In a photo taken last year, Carolyn Leeper of the Farmacy Botanical Shop discusses her product line at an outdoor market on the South Side.
The state of Texas has launched a program overseeing the manufacture, retail sales and distribution of consumable hemp products, paving the way for more legal production of CBD products in the state.
On Monday, the Texas Department of State Health Services began accepting online applications
for consumable hemp production and retail licenses under its newly launched Consumable Hemp Program.
"The program establishes a consistent regulatory framework for consumable hemp products that are manufactured or sold in Texas," said Stephen Pahl, DSHS associate commissioner for consumer protection. "We worked with stakeholders to develop rules that provide clarity for license and registration holders."

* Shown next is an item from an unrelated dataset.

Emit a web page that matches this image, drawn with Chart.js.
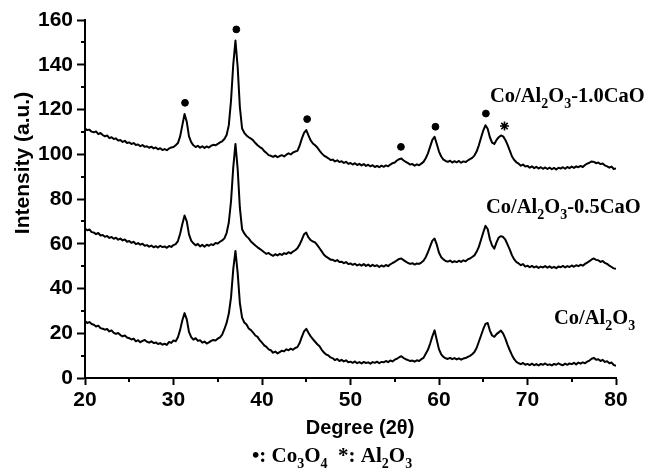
<!DOCTYPE html>
<html>
<head>
<meta charset="utf-8">
<script src="https://cdn.jsdelivr.net/npm/chart.js@4.4.0/dist/chart.umd.min.js"></script>
<style>
  body { margin: 0; background: #fff; }
  canvas { display: block; }
</style>
</head>
<body>
<canvas id="xrd" width="651" height="469"></canvas>
<script>
// 2theta grid, 0.25 deg steps from 20 to 80
const twoTheta = [];
for (let i = 0; i <= 240; i++) twoTheta.push(20 + i * 0.25);

// Co/Al2O3 (bottom pattern)
const coAl = [
  25.5, 24.6, 25.0, 24.1,  23.8, 23.0, 23.4, 22.3,  22.0, 21.6, 21.9, 20.8,
  21.3, 20.2, 19.7, 20.1,  19.2, 18.6, 19.0, 18.1,  17.8, 17.2, 17.6, 16.4,
  16.9, 16.0, 16.6, 17.0,  16.2, 15.8, 16.4, 15.6,  15.9, 15.2, 15.6, 14.9,
  15.3, 14.8, 16.1, 15.7,  16.8, 16.4, 18.2, 21.5,  25.8, 29.0, 26.2, 20.6,
  18.3, 17.1, 17.8, 16.6,  16.9, 15.8, 16.3, 15.4,  15.9, 16.6, 17.0, 16.8,
  17.6, 18.2, 19.4, 21.8,  24.6, 28.8, 36.0, 48.5,  56.8, 47.0, 33.5, 27.0,
  24.8, 23.9, 22.1, 21.4,  20.3, 19.0, 18.4, 16.9,  15.8, 14.6, 13.9, 12.8,
  12.4, 11.3, 11.8, 11.0,  11.6, 12.2, 11.9, 12.8,  12.4, 13.1, 12.6, 13.4,
  13.8, 15.6, 18.4, 20.8,  22.0, 20.2, 18.6, 17.4,  16.2, 15.1, 14.2, 12.6,
  11.4, 10.5, 10.1, 9.2,   8.8, 8.0, 8.5, 7.6,      8.1, 7.4, 7.9, 7.0,
  7.3, 6.8, 7.4, 6.6,      7.1, 6.5, 7.2, 6.7,      7.0, 6.4, 7.1, 6.8,
  7.3, 6.6, 7.2, 7.0,      7.6, 7.1, 7.8, 7.4,      8.2, 8.6, 9.3, 9.7,
  8.9, 8.4, 8.0, 7.6,      7.8, 7.3, 7.9, 7.6,      8.4, 9.0, 10.8, 12.6,
  15.4, 18.6, 21.3, 17.0,  12.8, 10.6, 9.4, 8.8,    8.5, 9.0, 8.4, 8.9,
  8.3, 8.8, 8.2, 8.7,      8.9, 9.4, 9.9, 10.6,     11.6, 13.4, 16.2, 19.0,
  21.8, 24.2, 24.6, 21.2,  19.0, 18.4, 19.6, 20.4,  21.2, 19.8, 17.6, 14.8,
  12.4, 10.2, 8.4, 7.2,    6.6, 6.2, 6.7, 5.9,      6.3, 5.8, 6.4, 5.7,
  6.2, 5.6, 6.3, 5.9,      6.5, 5.8, 6.1, 5.6,      6.3, 5.9, 6.6, 6.0,
  5.7, 6.4, 5.9, 6.5,      6.2, 6.8, 6.1, 6.9,      6.4, 7.0, 6.6, 7.3,
  7.8, 8.6, 9.0, 8.2,      8.4, 7.6, 8.1, 7.2,      7.5, 6.6, 6.9, 5.8,
  5.5
];

// Co/Al2O3-0.5CaO (middle pattern)
const coAlCa05 = [
  66.8, 66.0, 66.4, 65.2,  65.0, 64.3, 64.8, 63.7,  63.9, 63.1, 63.5, 62.6,
  63.0, 62.2, 62.7, 61.8,  62.3, 61.5, 61.9, 60.9,  61.2, 60.4, 60.9, 59.8,
  60.3, 59.6, 60.0, 59.1,  59.4, 58.7, 59.2, 58.4,  58.9, 58.3, 59.1, 58.5,
  58.8, 58.2, 59.0, 58.6,  59.4, 59.8, 61.2, 64.5,  68.8, 72.6, 70.0, 64.2,
  61.4, 60.2, 59.3, 59.9,  58.8, 59.5, 58.7, 59.6,  59.1, 59.8, 59.4, 60.3,
  60.1, 60.9, 61.5, 62.4,  64.8, 69.5, 79.0, 94.0,  104.6, 93.5, 76.0, 66.5,
  64.6, 63.3, 62.4, 61.0,  60.1, 59.2, 58.4, 57.7,  57.0, 56.2, 55.5, 55.9,
  55.1, 54.6, 55.3, 54.8,  55.5, 55.0, 55.8, 55.4,  56.2, 55.7, 56.5, 57.1,
  58.0, 59.6, 61.8, 64.2,  65.0, 62.8, 61.6, 61.0,  60.6, 59.4, 58.0, 56.6,
  55.1, 54.2, 53.6, 52.9,  52.8, 52.2, 52.7, 51.8,  52.0, 51.3, 51.8, 50.9,
  51.2, 50.6, 51.1, 50.3,  50.8, 50.2, 50.9, 50.1,  50.7, 49.9, 50.6, 50.0,
  50.4, 49.6, 50.3, 49.8,  50.5, 50.0, 50.8, 51.4,  51.9, 52.6, 53.2, 53.4,
  52.7, 52.0, 51.4, 51.0,  51.3, 50.7, 51.2, 51.0,  51.6, 52.4, 54.0, 56.2,
  58.8, 61.4, 62.3, 59.6,  56.0, 54.0, 53.0, 52.3,  52.0, 52.5, 51.7, 52.2,
  51.8, 52.4, 51.9, 52.6,  52.2, 53.0, 53.4, 54.1,  54.8, 56.4, 58.6, 61.8,
  65.0, 68.0, 66.6, 62.0,  59.2, 57.8, 60.6, 62.8,  63.4, 63.0, 61.8, 59.6,
  57.4, 54.8, 53.0, 51.8,  51.2, 50.4, 50.9, 49.8,  50.2, 49.5, 50.1, 49.4,
  49.9, 49.2, 49.8, 49.4,  50.0, 49.3, 49.9, 49.2,  49.7, 49.1, 49.8, 49.5,
  50.1, 49.4, 50.0, 49.6,  50.3, 49.7, 50.4, 50.0,  50.6, 50.2, 51.0, 51.6,
  52.2, 53.0, 53.4, 52.8,  52.6, 51.9, 52.3, 51.4,  51.0, 50.2, 49.6, 49.0,
  48.8
];

// Co/Al2O3-1.0CaO (top pattern)
const coAlCa10 = [
  111.5, 110.8, 111.0, 110.1,  109.8, 110.2, 109.0, 109.5,  108.6, 108.0, 108.4, 107.2,
  107.6, 106.8, 107.1, 106.1,  106.4, 105.5, 106.0, 105.0,  105.3, 104.6, 105.0, 104.1,
  104.4, 103.6, 104.1, 103.3,  103.6, 102.9, 103.4, 102.6,  103.0, 102.2, 102.7, 101.9,
  102.3, 101.8, 102.6, 103.0,  103.2, 104.0, 105.0, 108.0,  113.0, 118.0, 114.5, 108.0,
  105.4, 104.0, 103.2, 103.8,  102.9, 103.6, 102.8, 103.5,  103.0, 103.8, 104.2, 104.0,
  104.6, 105.3, 105.8, 106.8,  108.6, 113.0, 124.0, 140.0,  150.8, 139.0, 121.0, 111.5,
  109.6, 108.4, 107.6, 107.0,  106.2, 105.0, 104.0, 103.2,  102.6, 101.4, 100.6, 99.6,
  99.3, 98.8, 99.4, 98.7,      99.2, 99.6, 99.0, 99.8,      100.4, 99.9, 100.8, 101.2,
  101.5, 103.8, 107.0, 109.6,  110.8, 108.4, 106.2, 104.8,  104.0, 103.0, 101.6, 100.4,
  99.4, 98.8, 98.2, 97.4,      97.6, 96.8, 97.3, 96.5,      96.9, 96.1, 96.6, 95.7,
  96.1, 95.4, 96.0, 95.2,      95.7, 95.0, 95.6, 94.8,      95.3, 94.6, 95.1, 94.3,
  94.8, 94.2, 94.9, 94.4,      95.0, 94.6, 95.4, 96.0,      96.3, 97.2, 97.8, 98.1,
  97.2, 96.6, 96.0, 95.4,      95.6, 94.9, 95.5, 95.1,      95.8, 96.6, 98.2, 100.4,
  103.4, 106.4, 107.8, 104.6,  101.2, 99.0, 97.6, 97.0,     96.6, 97.1, 96.3, 96.9,
  96.4, 97.0, 96.2, 96.8,      96.5, 97.2, 97.8, 98.4,      99.4, 101.2, 104.0, 107.4,
  110.6, 113.0, 111.4, 107.6,  105.2, 104.6, 106.4, 107.6,  108.4, 108.0, 106.4, 104.2,
  101.6, 99.0, 97.4, 96.4,     95.8, 94.9, 95.4, 94.5,      94.8, 94.0, 94.6, 93.8,
  94.4, 93.6, 94.2, 93.5,      94.1, 93.4, 94.0, 93.3,      93.9, 93.2, 94.0, 93.6,
  94.2, 93.5, 94.3, 93.8,      94.5, 93.9, 94.6, 94.2,      94.8, 94.3, 95.2, 95.8,
  96.2, 96.8, 96.6, 96.0,      96.3, 95.6, 95.9, 95.0,      94.6, 94.0, 94.5, 93.4,
  93.6
];

// phase marks above the peaks of the top pattern
const co3o4Marks = [[31.3, 123], [37.1, 155.8], [45.1, 115.7], [55.7, 103.3], [59.6, 112.3], [65.3, 118.2]];
const al2o3Marks = [[67.4, 112.6]];

const xTicks = [20, 30, 40, 50, 60, 70, 80];
const yTicks = [0, 20, 40, 60, 80, 100, 120, 140, 160];

const toPts = arr => twoTheta.map((t, i) => ({ x: t, y: arr[i] }));
const markPts = arr => arr.map(m => ({ x: m[0], y: m[1] }));

const SERIF = '"Liberation Serif", "Times New Roman", serif';
const SANS = '"Liberation Sans", Arial, sans-serif';

function lineSet(arr) {
  return {
    data: toPts(arr),
    borderColor: '#000',
    borderWidth: 2,
    pointRadius: 0,
    tension: 0,
    borderJoinStyle: 'round',
    fill: false
  };
}

// text with subscripts: parts = [[text, isSub], ...]
function drawSub(ctx, parts, x, y, size) {
  let cx = x;
  parts.forEach(p => {
    const sub = p[1];
    ctx.font = 'bold ' + (sub ? Math.round(size * 0.68) : size) + 'px ' + SERIF;
    ctx.fillText(p[0], cx, sub ? y + size * 0.28 : y);
    cx += ctx.measureText(p[0]).width;
  });
}

const decor = {
  id: 'decor',
  afterDraw(chart) {
    const ctx = chart.ctx;
    const xs = chart.scales.x, ys = chart.scales.y;
    const area = chart.chartArea;
    ctx.save();
    ctx.strokeStyle = '#000';
    ctx.fillStyle = '#000';
    ctx.lineWidth = 2;
    // minor ticks
    for (let v = 25; v < 80; v += 10) {
      const px = Math.round(xs.getPixelForValue(v));
      ctx.beginPath(); ctx.moveTo(px, area.bottom); ctx.lineTo(px, area.bottom + 4); ctx.stroke();
    }
    for (let v = 10; v < 160; v += 20) {
      const py = Math.round(ys.getPixelForValue(v));
      ctx.beginPath(); ctx.moveTo(area.left - 4, py); ctx.lineTo(area.left, py); ctx.stroke();
    }
    ctx.textBaseline = 'alphabetic';
    ctx.textAlign = 'left';
    drawSub(ctx, [['Co/Al', 0], ['2', 1], ['O', 0], ['3', 1], ['-1.0CaO', 0]], 490, 102, 20.5);
    drawSub(ctx, [['Co/Al', 0], ['2', 1], ['O', 0], ['3', 1], ['-0.5CaO', 0]], 486, 213, 20.5);
    drawSub(ctx, [['Co/Al', 0], ['2', 1], ['O', 0], ['3', 1]], 554, 324, 20.5);
    drawSub(ctx, [['\u2022: Co', 0], ['3', 1], ['O', 0], ['4', 1], ['  *: Al', 0], ['2', 1], ['O', 0], ['3', 1]], 252, 462, 21);
    // axis titles
    ctx.font = 'bold 20px ' + SANS;
    ctx.textAlign = 'center';
    ctx.fillText('Degree (2\u03b8)', 360, 434);
    ctx.translate(29, 163);
    ctx.rotate(-Math.PI / 2);
    ctx.font = 'bold 21px ' + SANS;
    ctx.fillText('Intensity (a.u.)', 0, 0);
    ctx.restore();
  }
};

new Chart(document.getElementById('xrd'), {
  type: 'line',
  data: {
    datasets: [
      lineSet(coAl),
      lineSet(coAlCa05),
      lineSet(coAlCa10),
      { type: 'scatter', data: markPts(co3o4Marks), pointRadius: 3.4, pointBackgroundColor: '#000', pointBorderColor: '#000', showLine: false },
      { type: 'scatter', data: markPts(al2o3Marks), pointStyle: 'star', pointRadius: 4.5, pointBorderWidth: 1.6, pointBorderColor: '#000', showLine: false }
    ]
  },
  options: {
    responsive: false,
    animation: false,
    layout: { padding: { left: 0, right: 35, top: 20, bottom: 0 } },
    plugins: { legend: { display: false }, tooltip: { enabled: false } },
    scales: {
      x: {
        type: 'linear',
        min: 20, max: 80,
        afterBuildTicks: s => { s.ticks = xTicks.map(v => ({ value: v })); },
        afterFit: s => { s.height = 91; },
        grid: { drawOnChartArea: false, tickLength: 7, tickWidth: 2, tickColor: '#000' },
        border: { color: '#000', width: 2 },
        ticks: { color: '#000', padding: 3, font: { family: SANS, size: 21, weight: 'bold' } }
      },
      y: {
        min: 0, max: 160,
        afterBuildTicks: s => { s.ticks = yTicks.map(v => ({ value: v })); },
        afterFit: s => { s.width = 85; },
        grid: { drawOnChartArea: false, tickLength: 8, tickWidth: 2, tickColor: '#000' },
        border: { color: '#000', width: 2 },
        ticks: { color: '#000', padding: 4, font: { family: SANS, size: 21, weight: 'bold' } }
      }
    }
  },
  plugins: [decor]
});
</script>
</body>
</html>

The Texas Legislature last summer passed a law legalizing the production, manufacture and sale of hemp in the state. However, critics have argued that the lack of legal framework up until now has been confusing for consumers and people who sell hemp edibles tinctures, lotions and other products.
In conjunction with the new rules, Texas this week began enforcing a retail ban on smokeable hemp products. Even so, it's likely users of those products will simply purchase loose flower to smoke, which isn't banned under the rules.
Under the DSHS program, those who make, process and distribute hemp consumables must obtain a state licenses, which runs $258 per facility per year. Retailers carrying consumable hemp have until October 2 to obtain a separate license that runs $155 per location.
State regulators will conduct random tests of consumable hemp products carried by those regulated businesses, checking for pesticides and chemicals as well as concentration of tetrahydrocannabinol (THC), the psychoactive component of marijuana. Under the state law, consumable hemp products may not contain more than a 0.3% concentration of THC.
Jax Finkel, executive director of marijuana reform group Texas NORML told KSAT 12
the new rules are likely to help consumers make better decisions.
"They lay out the guidelines for what's allowable in your product," Finkel said. "What are the required testing protocols? [It's] a lot of things that are, just kind of like truth in labeling, good consumer protections," Finkel said.